-- Start of DATA LISTING --

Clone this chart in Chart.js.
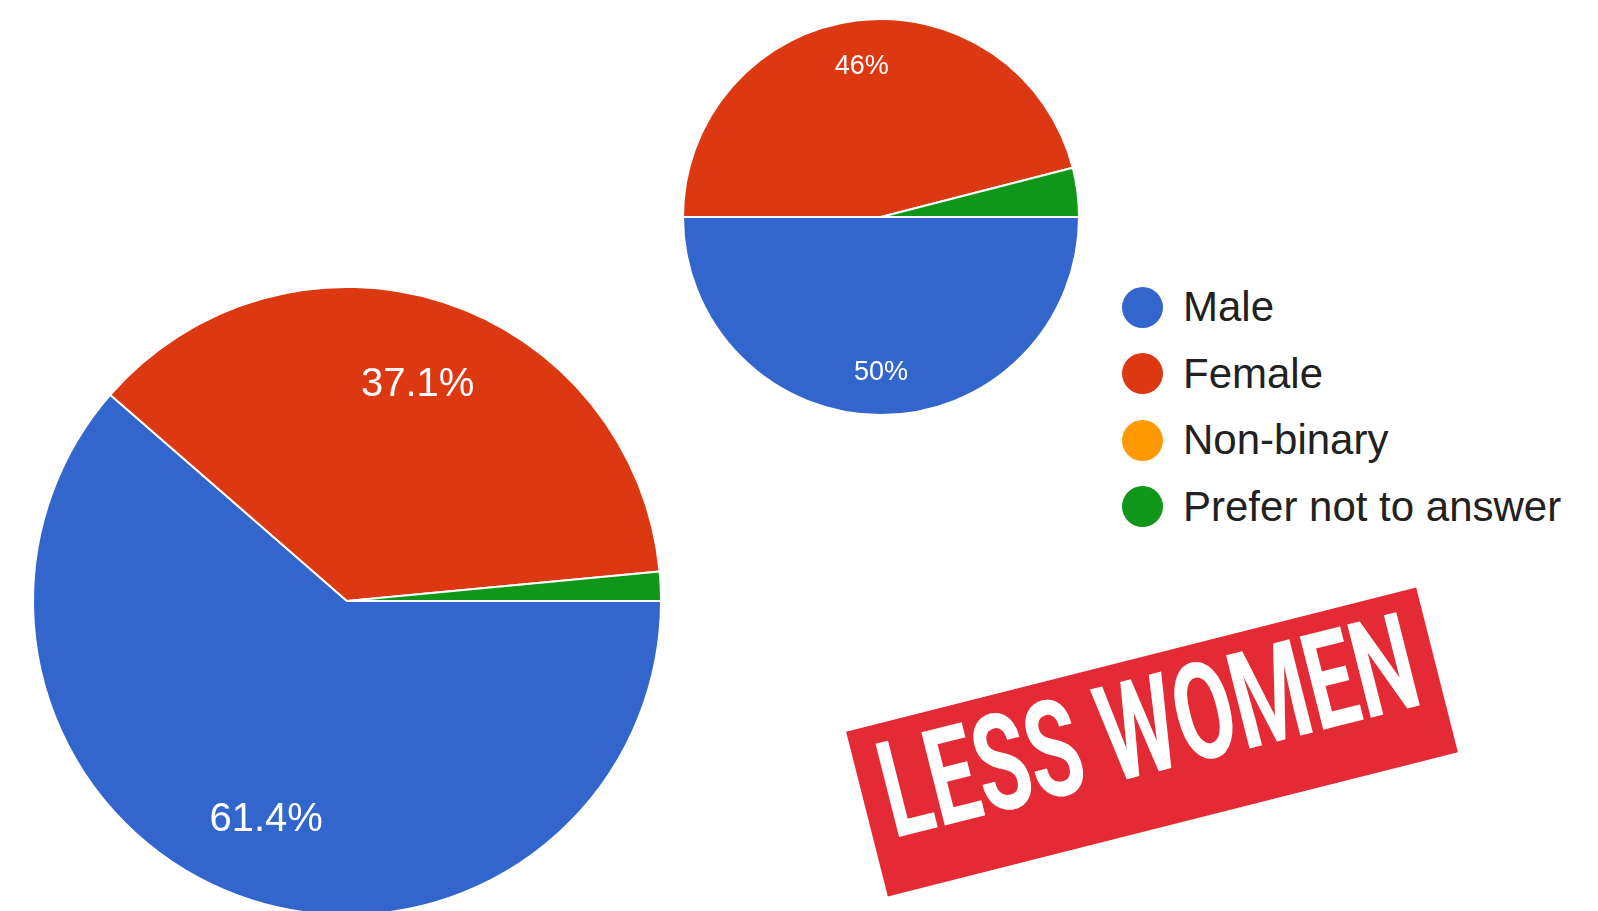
<!DOCTYPE html>
<html>
<head>
<meta charset="utf-8">
<script src="https://cdn.jsdelivr.net/npm/chart.js@4.4.1/dist/chart.umd.min.js"></script>
<style>
  html, body { margin: 0; padding: 0; background: #fff; overflow: hidden; width: 1598px; height: 911px; }
  canvas { position: absolute; }
  #bigPie { left: 17px; top: 271px; }
  #smallPie { left: 671px; top: 7px; }
  #legend { position: absolute; left: 1122px; top: 274px; font-family: "Liberation Sans", Arial, sans-serif; font-size: 42px; color: #212121; }
  .row { height: 66.5px; display: flex; align-items: center; }
  .dot { width: 41px; height: 41px; border-radius: 50%; margin-right: 20px; flex: none; }
  #stamp { position: absolute; width: 588px; height: 170px; left: 858px; top: 657px; background: #e32a35; transform: rotate(-14.2deg); }
  #stampText { position: absolute; left: 20px; top: 2px; color: #fff; white-space: nowrap; font-family: Roboto, "DejaVu Sans Condensed", sans-serif; font-weight: bold; font-size: 135px; line-height: 1; transform-origin: 0 0; }
</style>
</head>
<body>
<canvas id="bigPie" width="660" height="660"></canvas>
<canvas id="smallPie" width="420" height="420"></canvas>
<div id="legend"></div>
<div id="stamp"><span id="stampText">LESS WOMEN</span></div>
<script>
// categories and colours
var labels = ['Male', 'Female', 'Non-binary', 'Prefer not to answer'];
var colors = ['#3366cc', '#dc3912', '#ff9900', '#109618'];

// percentages
var bigValues = [61.4, 37.1, 0, 1.5];
var smallValues = [50, 46, 0, 4];

// draws the % text inside the big slices
var sliceLabels = {
  id: 'sliceLabels',
  afterDatasetsDraw: function(chart, args, opts) {
    var ctx = chart.ctx;
    var data = chart.data.datasets[0].data;
    var arcs = chart.getDatasetMeta(0).data;
    ctx.save();
    ctx.fillStyle = '#fff';
    ctx.font = opts.size + 'px "Liberation Sans", Arial, sans-serif';
    ctx.textAlign = 'center';
    ctx.textBaseline = 'alphabetic';
    arcs.forEach(function(arc, i) {
      if (data[i] < 5) return;
      var p = arc.getProps(['x', 'y', 'startAngle', 'endAngle', 'outerRadius'], true);
      var mid = (p.startAngle + p.endAngle) / 2;
      var r = p.outerRadius * opts.frac;
      // baseline set so the digits sit centred on the point
      ctx.fillText(Number(data[i].toFixed(1)) + '%', p.x + Math.cos(mid) * r, p.y + Math.sin(mid) * r + opts.size * 0.358);
    });
    ctx.restore();
  }
};

function makePie(id, values, radius, size, frac) {
  var c = document.getElementById(id).getContext('2d');
  return new Chart(c, {
    type: 'pie',
    data: {
      labels: labels,
      datasets: [{
        data: values,
        backgroundColor: colors,
        borderColor: '#ffffff',
        borderWidth: 2
      }]
    },
    options: {
      responsive: false,
      animation: false,
      devicePixelRatio: 1,
      rotation: 90,
      radius: radius,
      layout: { padding: 0 },
      plugins: {
        legend: { display: false },
        tooltip: { enabled: false },
        sliceLabels: { size: size, frac: frac }
      }
    },
    plugins: [sliceLabels]
  });
}

makePie('bigPie', bigValues, 314, 40, 0.735);
makePie('smallPie', smallValues, 198, 27, 0.775);

// legend shared by both pies
var lg = document.getElementById('legend');
labels.forEach(function(l, i) {
  var row = document.createElement('div');
  row.className = 'row';
  row.innerHTML = '<span class="dot" style="background:' + colors[i] + '"></span><span>' + l + '</span>';
  lg.appendChild(row);
});

// squeeze the stamp text to the narrow look
var st = document.getElementById('stampText');
var w = st.offsetWidth;
st.style.transform = 'scaleX(' + (548 / w) + ')';
</script>
</body>
</html>
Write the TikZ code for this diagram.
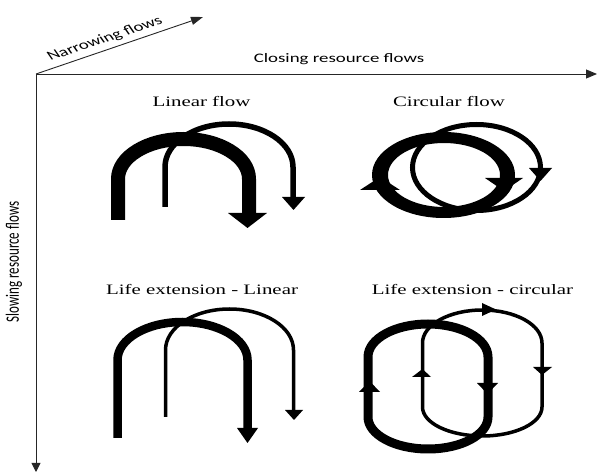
\documentclass[tikz,border=0pt]{standalone}
\usepackage{fontspec}
\setmainfont{Liberation Serif}
\newfontfamily\calibrifont{Carlito}
\usetikzlibrary{arrows.meta}
\begin{document}
\begin{tikzpicture}[x=1pt,y=-1pt,
  axis/.style={line width=0.9pt, draw=black!85},
  ttl/.style={font=\fontsize{14.4}{16}\selectfont, inner sep=0pt, anchor=base, xscale=1.45, transform shape},
  axl/.style={font=\calibrifont\fontsize{13}{15}\selectfont, inner sep=0pt, transform shape},
  flow/.style={line cap=butt, line join=round},
  head/.style={fill=black}]
\useasboundingbox (0,0) rectangle (598,473);

% axes
\coordinate (O) at (36,74);
\coordinate (Xend) at (597,74);
\coordinate (Yend) at (36,472);
\coordinate (Zend) at (203,17);
\draw[axis,-{Triangle[length=11pt,width=9pt]}] (O) -- (Xend);
\draw[axis,-{Triangle[length=9pt,width=9pt]}] (O) -- (Yend);
\draw[axis,-{Triangle[length=12pt,width=8pt]}] (O) -- (Zend);
\node[axl, xscale=1.45] (close) at (339,59) {Closing resource flows};
\node[axl, xscale=1.45, rotate=90] (slow) at (14,262) {Slowing resource flows};
\node[axl, xscale=1.45, rotate=25.7] (narrow) at (105,39) {Narrowing flows};

% titles
\node[ttl] (t1) at (201.5,107) {Linear flow};
\node[ttl] (t2) at (449,107) {Circular flow};
\node[ttl] (t3) at (202,295) {Life extension - Linear};
\node[ttl] (t4) at (472.5,295) {Life extension - circular};

% Linear flow
\draw[flow, line width=14pt] (118,220) -- (118,179)
  arc[start angle=180,end angle=360,x radius=65.5,y radius=40] -- (249,213);
\fill[head] (228,213) -- (267,213) -- (247.5,228) -- cycle;
\draw[flow, line width=5.5pt] (165,207) -- (165,167)
  arc[start angle=180,end angle=360,x radius=64,y radius=43] -- (293,197);
\fill[head] (282,197) -- (305,197) -- (293.5,210) -- cycle;

% Circular flow
\fill[even odd rule] (443.5,175) ellipse[x radius=71.5,y radius=43]
  (444,175) ellipse[x radius=56,y radius=32];
\fill[head] (360,190) -- (400,190) -- (380,177) -- cycle;
\fill[head] (485,178) -- (523,178) -- (504,191) -- cycle;
\draw[line width=5pt] (476.5,167.5) ellipse[x radius=64,y radius=43];
\fill[head] (529,168) -- (552,168) -- (540.5,181) -- cycle;

% Life extension - Linear
\draw[flow, line width=8.5pt] (117.5,438) -- (117.5,360)
  arc[start angle=180,end angle=360,x radius=65,y radius=38] -- (247.5,428);
\fill[head] (237,428) -- (258,428) -- (247.5,443) -- cycle;
\draw[flow, line width=3.5pt] (165.5,417) -- (165.5,350)
  arc[start angle=180,end angle=360,x radius=64,y radius=41] -- (293.5,410);
\fill[head] (285,410) -- (303,410) -- (294,420) -- cycle;

% Life extension - circular
\draw[flow, line width=9pt] (368,390) -- (368,357)
  arc[start angle=180,end angle=360,x radius=60,y radius=33] -- (488,417)
  arc[start angle=0,end angle=180,x radius=60,y radius=32] -- cycle;
\fill[head] (359,392) -- (380,392) -- (369.5,381) -- cycle;
\fill[head] (477,383) -- (498,383) -- (487.5,394) -- cycle;
\draw[flow, line width=3.5pt] (422.5,380) -- (422.5,343)
  arc[start angle=180,end angle=360,x radius=59.75,y radius=33] -- (542,407)
  arc[start angle=0,end angle=180,x radius=59.75,y radius=29] -- cycle;
\fill[head] (482,303) -- (482,316) -- (496,309.5) -- cycle;
\fill[head] (412,377) -- (431,377) -- (422.5,369) -- cycle;
\fill[head] (533,367) -- (552,367) -- (542,375) -- cycle;
\end{tikzpicture}
\end{document}
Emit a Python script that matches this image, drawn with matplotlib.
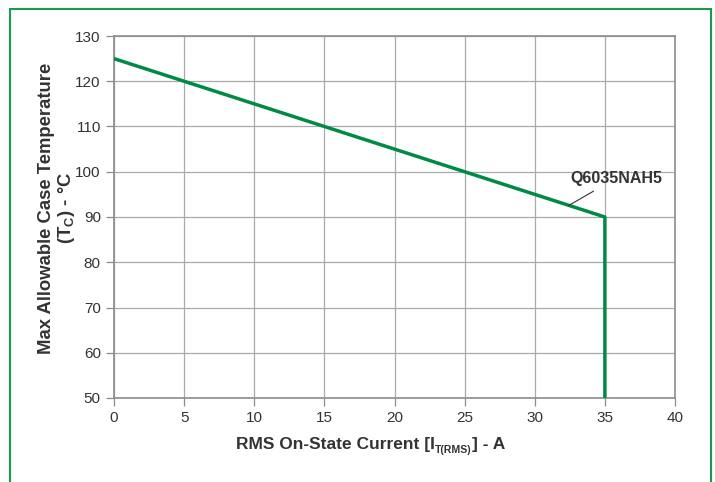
import matplotlib.pyplot as plt
from matplotlib.patches import Rectangle

plt.rcParams['font.family'] = ['Liberation Sans', 'DejaVu Sans']

# derating curve for Q6035NAH5
current = [0, 35, 35]
temp = [125, 90, 50]
x_ticks = [0, 5, 10, 15, 20, 25, 30, 35, 40]
y_ticks = [50, 60, 70, 80, 90, 100, 110, 120, 130]
part = "Q6035NAH5"

W, H = 715, 482
fig = plt.figure(figsize=(W / 100, H / 100), dpi=100)
fig.patches.append(Rectangle((10 / W, -0.05), 701 / W, 1.05 - 9 / H,
                             transform=fig.transFigure, fill=False,
                             edgecolor='#1a9a50', linewidth=1.5))

ax = fig.add_axes([114 / W, 1 - 398 / H, 561 / W, 362 / H])
ax.plot(current, temp, color='#008a45', linewidth=2.5, zorder=3)

ax.set_xlim(0, 40)
ax.set_ylim(50, 130)
ax.set_xticks(x_ticks)
ax.set_yticks(y_ticks)
ax.grid(True, color='#aaaaaa', linewidth=0.9)
ax.set_axisbelow(True)
for s in ax.spines.values():
    s.set_color('#8c8c8c')
    s.set_linewidth(1.2)
ax.tick_params(colors='#8c8c8c', labelcolor='#333333', labelsize=11,
               length=6, width=0.9)

ax.annotate(part, xy=(32.4, 92.5), xytext=(35.8, 98.6),
            ha='center', va='center', fontsize=11.5, fontweight='bold',
            color='#333333',
            arrowprops=dict(arrowstyle='-', color='#333333', linewidth=0.8,
                            shrinkA=4, shrinkB=0))

ax.set_ylabel("Max Allowable Case Temperature\n(T$_{\\mathregular{C}}$) - °C",
              fontsize=13.3, fontweight='bold', color='#333333',
              linespacing=1.05)
ax.yaxis.set_label_coords(-0.066, 0.525)

# x label built from pieces so the subscript can be small
lab = dict(fontweight='bold', color='#333333', va='baseline', ha='left')
base = 1 - 449 / H
r = fig.canvas.get_renderer()
t1 = fig.text(236 / W, base, "RMS On-State Current [I", fontsize=12.5, **lab)
x1 = t1.get_window_extent(r).x1
t2 = fig.text(x1 / W + 0.5 / W, base - 4 / H, "T(RMS)", fontsize=7.6, **lab)
x2 = t2.get_window_extent(r).x1
fig.text(x2 / W, base, "] - A", fontsize=12.5, **lab)

fig.savefig("out.png", dpi=100)
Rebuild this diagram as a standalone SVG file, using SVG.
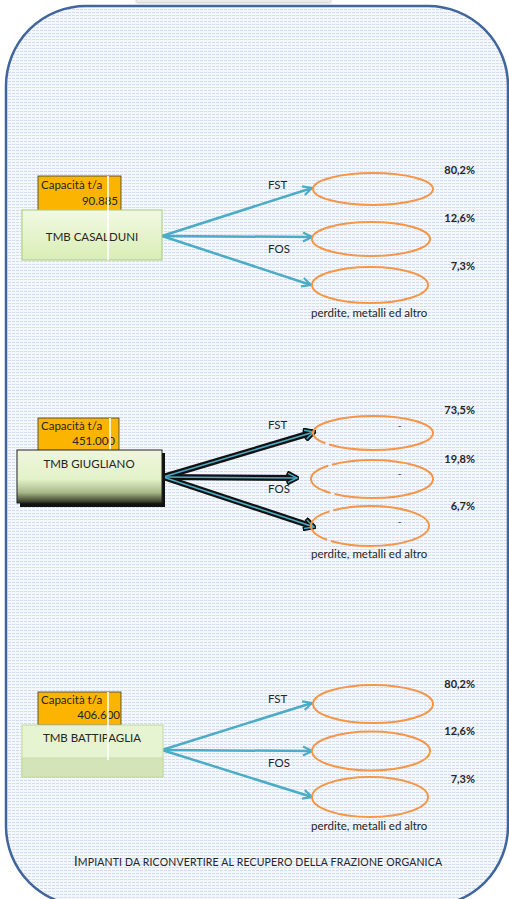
<svg xmlns="http://www.w3.org/2000/svg" width="509" height="899" viewBox="0 0 509 899">
  <defs>
    <style>
      .t { font-family: Lato, "Liberation Sans", sans-serif; fill: #262626; }
      .lbl { font-size: 11.5px; }
      .pct { font-size: 11px; font-weight: bold; }
      .cap { fill: #fbb400; stroke: #3a3a3a; stroke-width: 0.8; }
      .out { fill: none; stroke: #f79646; stroke-width: 2; }
      .teal { fill: none; stroke: #4bacc6; stroke-width: 2.5; }
      .heavy { fill: none; stroke: #111; stroke-width: 6; }
      .thin { fill: none; stroke: #4bacc6; stroke-width: 1.6; }
      .cut { stroke: #ffffff; stroke-width: 1.6; }
    </style>
    <pattern id="grid" width="4" height="3" patternUnits="userSpaceOnUse">
      <rect width="4" height="3" fill="#f4f7fc"/>
      <rect width="3" height="1" fill="#d2ddf0"/>
    </pattern>
    <linearGradient id="gLight" x1="0" y1="0" x2="0" y2="1">
      <stop offset="0" stop-color="#f2f9e4"/>
      <stop offset="1" stop-color="#d9eeb4"/>
    </linearGradient>
    <linearGradient id="gShade" x1="0" y1="0" x2="0" y2="1">
      <stop offset="0" stop-color="#eef6dc"/>
      <stop offset="0.55" stop-color="#e4f2c9"/>
      <stop offset="0.8" stop-color="#a9b88a"/>
      <stop offset="1" stop-color="#2c3020"/>
    </linearGradient>
    <filter id="soft" x="-10%" y="-50%" width="120%" height="250%">
      <feGaussianBlur stdDeviation="1"/>
    </filter>
    <marker id="headTeal" viewBox="0 0 12 12" refX="11" refY="6" markerWidth="12" markerHeight="12" markerUnits="userSpaceOnUse" orient="auto">
      <path d="M2,1.5 L11,6 L2,10.5" fill="none" stroke="#4bacc6" stroke-width="2.2" stroke-linejoin="miter"/>
    </marker>
    <marker id="headDark" viewBox="0 0 14 14" refX="12" refY="7" markerWidth="14" markerHeight="14" markerUnits="userSpaceOnUse" orient="auto">
      <path d="M2,1.5 L12,7 L2,12.5" fill="none" stroke="#111" stroke-width="4.5"/>
    </marker>
    <marker id="headThin" viewBox="0 0 14 14" refX="12" refY="7" markerWidth="14" markerHeight="14" markerUnits="userSpaceOnUse" orient="auto">
      <path d="M3,2.5 L12,7 L3,11.5" fill="none" stroke="#4bacc6" stroke-width="1.4"/>
    </marker>
  </defs>

  <!-- page frame -->
  <g id="frame">
    <rect x="136" y="-3" width="195" height="6" fill="#c9c9c9" filter="url(#soft)"/>
    <rect x="137" y="-3" width="193" height="5" fill="#ececec"/>
    <rect x="6" y="6" width="502" height="900" rx="80" ry="80" fill="url(#grid)" stroke="#41669c" stroke-width="2.5"/>
  </g>

  <!-- connectors -->
  <g id="connectors">
    <!-- Casalduni -->
    <path class="teal" d="M162,236 L312,188" marker-end="url(#headTeal)"/>
    <path class="teal" d="M162,236 L312,237" marker-end="url(#headTeal)"/>
    <path class="teal" d="M162,236 L311,285" marker-end="url(#headTeal)"/>
    <!-- Giugliano -->
    <path class="heavy" d="M163,477 L314,432" marker-end="url(#headDark)"/>
    <path class="heavy" d="M163,477 L297,478" marker-end="url(#headDark)"/>
    <path class="heavy" d="M163,477 L314,527" marker-end="url(#headDark)"/>
    <path class="thin" d="M163,477 L314,432" marker-end="url(#headThin)"/>
    <path class="thin" d="M163,477 L297,478" marker-end="url(#headThin)"/>
    <path class="thin" d="M163,477 L314,527" marker-end="url(#headThin)"/>
    <!-- Battipaglia -->
    <path class="teal" d="M162,750 L312,703" marker-end="url(#headTeal)"/>
    <path class="teal" d="M162,750 L312,751" marker-end="url(#headTeal)"/>
    <path class="teal" d="M162,750 L312,797" marker-end="url(#headTeal)"/>
  </g>

  <!-- TMB Casalduni -->
  <g id="tmb-casalduni">
    <rect class="cap" x="38" y="176" width="83" height="35"/>
    <text class="t lbl" x="41" y="189">Capacità t/a</text>
    <text class="t lbl" x="118" y="205" text-anchor="end">90.885</text>
    <rect x="22" y="210" width="140" height="50" fill="url(#gLight)" stroke="#a9c97f" stroke-width="1"/>
    <text class="t lbl" x="92" y="241" text-anchor="middle">TMB CASALDUNI</text>
    <line class="cut" x1="108" y1="176" x2="108" y2="260"/>
  </g>
  <g id="casalduni-fst">
    <ellipse class="out" cx="373" cy="189" rx="60" ry="16"/>
    <text class="t lbl" x="268" y="189">FST</text>
    <text class="t pct" x="475" y="174" text-anchor="end">80,2%</text>
  </g>
  <g id="casalduni-fos">
    <ellipse class="out" cx="371" cy="239" rx="59" ry="17"/>
    <text class="t lbl" x="268" y="253">FOS</text>
    <text class="t pct" x="475" y="222" text-anchor="end">12,6%</text>
  </g>
  <g id="casalduni-altro">
    <ellipse class="out" cx="370" cy="285" rx="58" ry="18"/>
    <text class="t pct" x="475" y="270" text-anchor="end">7,3%</text>
    <text class="t lbl" x="311" y="317">perdite, metalli ed altro</text>
  </g>

  <!-- TMB Giugliano -->
  <g id="tmb-giugliano">
    <rect class="cap" x="38" y="418" width="81" height="33"/>
    <text class="t lbl" x="41" y="430">Capacità t/a</text>
    <text class="t lbl" x="115" y="445" text-anchor="end">451.000</text>
    <line class="cut" x1="110" y1="418" x2="110" y2="450"/>
    <rect x="20" y="453" width="145" height="54" fill="#111"/>
    <rect x="17" y="450" width="145" height="53" fill="url(#gShade)" stroke="#222" stroke-width="1"/>
    <text class="t lbl" x="89" y="468" text-anchor="middle">TMB GIUGLIANO</text>
  </g>
  <g id="giugliano-fst">
    <ellipse class="out" cx="373" cy="433" rx="60" ry="17" pathLength="100" stroke-dasharray="42 1.5 100"/>
    <text class="t" x="398" y="429" font-size="9">-</text>
    <text class="t lbl" x="268" y="429">FST</text>
    <text class="t pct" x="475" y="414" text-anchor="end">73,5%</text>
  </g>
  <g id="giugliano-fos">
    <ellipse class="out" cx="372" cy="479" rx="61" ry="19" pathLength="100" stroke-dasharray="39 1.5 18 1.5 100"/>
    <text class="t" x="398" y="477" font-size="9">-</text>
    <text class="t lbl" x="268" y="493">FOS</text>
    <text class="t pct" x="475" y="463" text-anchor="end">19,8%</text>
  </g>
  <g id="giugliano-altro">
    <ellipse class="out" cx="370" cy="526" rx="59" ry="20" pathLength="100" stroke-dasharray="40 1.5 18 1.5 100"/>
    <text class="t" x="398" y="525" font-size="9">-</text>
    <text class="t pct" x="475" y="510" text-anchor="end">6,7%</text>
    <text class="t lbl" x="311" y="558">perdite, metalli ed altro</text>
  </g>

  <!-- TMB Battipaglia -->
  <g id="tmb-battipaglia">
    <rect class="cap" x="38" y="692" width="83" height="33"/>
    <text class="t lbl" x="41" y="704">Capacità t/a</text>
    <text class="t lbl" x="120" y="719" text-anchor="end">406.600</text>
    <rect x="22" y="725" width="141" height="52" fill="#e6f3d0" fill-opacity="0.95" stroke="#c3da9c" stroke-width="1"/>
    <rect x="22" y="758" width="141" height="19" fill="#d2e2b6" fill-opacity="0.9" stroke="#c3da9c" stroke-width="0.8"/>
    <text class="t lbl" x="92" y="742" text-anchor="middle">TMB BATTIPAGLIA</text>
    <line class="cut" x1="108" y1="692" x2="108" y2="760"/>
  </g>
  <g id="battipaglia-fst">
    <ellipse class="out" cx="373" cy="704" rx="60" ry="19"/>
    <text class="t lbl" x="268" y="703">FST</text>
    <text class="t pct" x="475" y="688" text-anchor="end">80,2%</text>
  </g>
  <g id="battipaglia-fos">
    <ellipse class="out" cx="371" cy="751" rx="59" ry="19.5"/>
    <text class="t lbl" x="268" y="767">FOS</text>
    <text class="t pct" x="475" y="735" text-anchor="end">12,6%</text>
  </g>
  <g id="battipaglia-altro">
    <ellipse class="out" cx="370" cy="797" rx="58" ry="20"/>
    <text class="t pct" x="475" y="783" text-anchor="end">7,3%</text>
    <text class="t lbl" x="311" y="830">perdite, metalli ed altro</text>
  </g>

  <!-- caption -->
  <g id="caption">
    <text class="t" x="74" y="866" font-size="10.5" textLength="368" lengthAdjust="spacing" fill="#333"><tspan font-size="13">I</tspan>MPIANTI DA RICONVERTIRE AL RECUPERO DELLA FRAZIONE ORGANICA</text>
  </g>
</svg>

-- End of DATA LISTING --

Scan the entries above. Copy each line that has the string "diagram".

TASK RESPONSE
Write the TikZ code for this diagram.
Rebuild this diagram as a standalone SVG file, using SVG.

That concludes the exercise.